Budget 2025 : « C’est compliqué ici, hein ? »… Michel Barnier renversé par la gauche et le RN
A l’Assemblée nationale,
Pendant deux heures, Michel Barnier écoute sans ciller, assis sur son banc. Impassible aux attaques du Rassemblement national et de la gauche, le Premier ministre jette par moments un regard sur ses notes, stylo en main. Le geste est mécanique, comme s’il tentait d’échapper à l’infernal brouhaha d’une Assemblée nationale bien agitée. Vers 19 heures, il monte à la tribune, lentement, pour un ultime discours dans l’hémicycle. Ciblé par les motions de censure du Rassemblement national et du Nouveau front populaire, il sait que son destin est déjà scellé.
« La censure rendra tout plus grave »
Au micro, Michel Barnier enfile ses lunettes pour défendre, encore une fois, son texte budgétaire. Mais avant sa prise de parole, le « bloc central » lui offre une standing ovation qui ressemble à des adieux. « Je suis très touché par votre attitude et votre accueil », commence Michel Barnier, pas rancunier avec cette fragile coalition qui ne l’a pas toujours aidé. « J’entendais Gabriel Attal tout à l’heure exprimer le vœu de moins de bruit et plus d’action… ». Les premières huées montent à gauche, il sourit : « C’est compliqué ici, hein ? »
Pendant vingt petites minutes, l’ancien négociateur du Brexit déroule les qualités de son budget tant décrié, qui finira par l’emporter. « Ce texte n’était pas parfait […] mais c’était un bon compromis et il était temps de le mettre en œuvre. C’est pourquoi j’ai engagé la responsabilité de mon gouvernement ». A plusieurs reprises, Michel Barnier parle au passé, conscient qu’il est déjà trop tard. « Cette motion de censure rendra tout plus grave et tout plus difficile », prévient-il seulement les oppositions. S’il semble résigné, c’est que ses adversaires ont déjà tué tout suspense.
« Le chaos est déjà là »
Vers 17 heures, Eric Coquerel critique un budget « de sueur et de larmes présenté aux Français ». Le député insoumis, président de la Commission des Finances, évoque « les chiffres économiques catastrophiques » du pays en soupirant : « le chaos n’interviendra pas avec votre chute, il est déjà là ». Sur la même tonalité, Boris Vallaud cingle les négociations de Matignon avec Marine Le Pen. « Le front républicain (au second tour des législatives) s’est fait sur un seul engagement : ne rien céder à l’extrême droite.
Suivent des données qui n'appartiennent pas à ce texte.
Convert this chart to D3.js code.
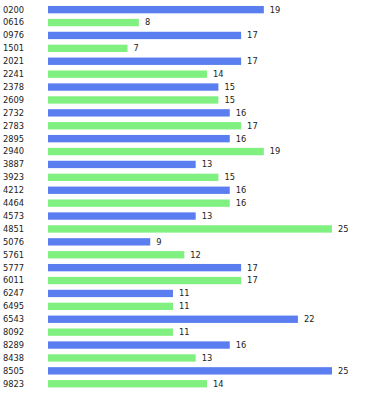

Pourtant, c’est avec le seul RN que vous avez négocié. Cette trahison justifie à elle seule la censure », lance le patron du groupe PS.
Du côté du Rassemblement national, les raisons sont différentes, mais le but identique : justifier la censure, même en mêlant ses voix à la gauche. Marine Le Pen attaque « un budget sans cap ni vision, technocratique, qui se contente de dévaler la pente, en refusant de s’attaquer à l’immigration », loin de ses récentes prises de parole pour l’amender. « Les petits pas que vous avez timidement et tardivement tentés ne peuvent être appelés des concessions, ce sont des miettes, a-t-elle justifié. A ceux qui m’accusent de la politique du pire, je veux leur dire : le pire serait de ne pas censurer ».
Trois petits mois et puis s’en va
Les menaces du « bloc central » sur le vertige économique à venir n’y font rien. Gabriel Attal ne peut que constater : « Il semble que l’extrême droite et l’extrême gauche aient décidé de baisser ensemble le pouce comme naguère à Rome lorsqu’il fallait condamner un gladiateur après le combat ». Peu avant 20h30, le couperet tombe. L’Assemblée nationale renverse Michel Barnier et ses ministres avec 331 voix.
Début septembre, lors de la passation de pouvoir avec Gabriel Attal, l’ancien Commissaire européen raillait les « enseignements » de son jeune prédécesseur, qui n’avait « duré que huit mois » à Matignon. Vanté pour ses talents de négociateur du Brexit, Michel Barnier n’aura tenu que trois mois.